For complete specs, see our Etsy product photo requirements and Amazon product image requirements guides.

Frequently Asked Questions

What lighting is best for jewelry photography?

Two diffused light sources at 45-degree angles, slightly above the piece. Softboxes or shoot-through umbrellas create soft illumination that controls reflections. Add a small undiffused accent light from above-behind for gemstone sparkle.

Do I need a macro lens for jewelry photography?

For professional marketplace listings where buyers zoom to 100%, yes. A dedicated 60-105mm macro lens produces the sharpest results for prong settings, hallmarks, and facets. For social media, phone macro mode is acceptable.

How do I avoid seeing the camera in reflective jewelry?

Use a light tent (diffused enclosure) with a small hole for the lens, replacing all visible reflections with soft white light. Alternatively, shoot from farther away with a longer focal length to reduce the camera's reflection size. Clone out remaining reflections in post.

What is the best background for jewelry product photos?

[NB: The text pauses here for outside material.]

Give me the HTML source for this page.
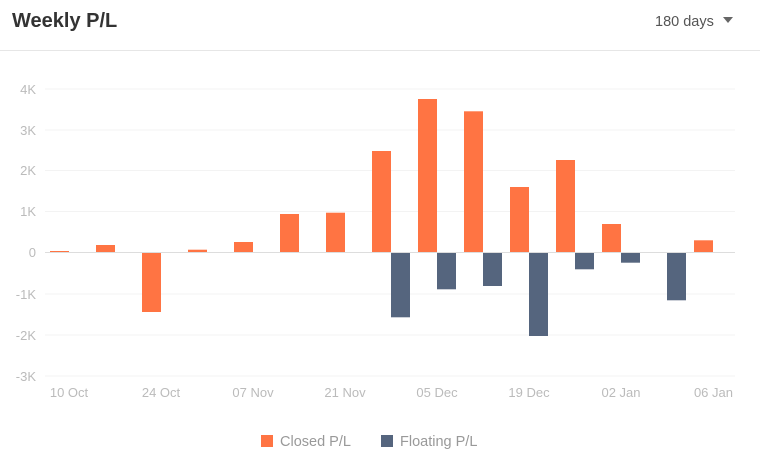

Pure white for Amazon and most marketplaces. For Etsy and brand sites: marble for silver/platinum, warm wood for gold, dark velvet or slate for dramatic contrast.

How do I photograph gemstones to show sparkle?

Combine diffused ambient light with a small point light source (bare LED, snoot) above and behind the stone. The point light refracts through the facets, producing fire (colored flashes) and brilliance (white returns). Adjust the angle in small increments for optimal effect.

Can AI generate professional jewelry photos?

AI is effective for backgrounds, lifestyle scenes, and catalog consistency. It struggles with gemstone optical properties, prong details, engraving legibility, and realistic metal reflections. Photograph professionally for hero and detail shots, then use AI for lifestyle and background variations.

How many images should a jewelry listing have?

Use every available slot: 9 for Amazon, 10 for Etsy. At minimum: hero shot, alternate angle, macro close-up, on-model/scale reference, and clasp or back detail. Fill remaining slots with lifestyle, variant comparisons, and packaging.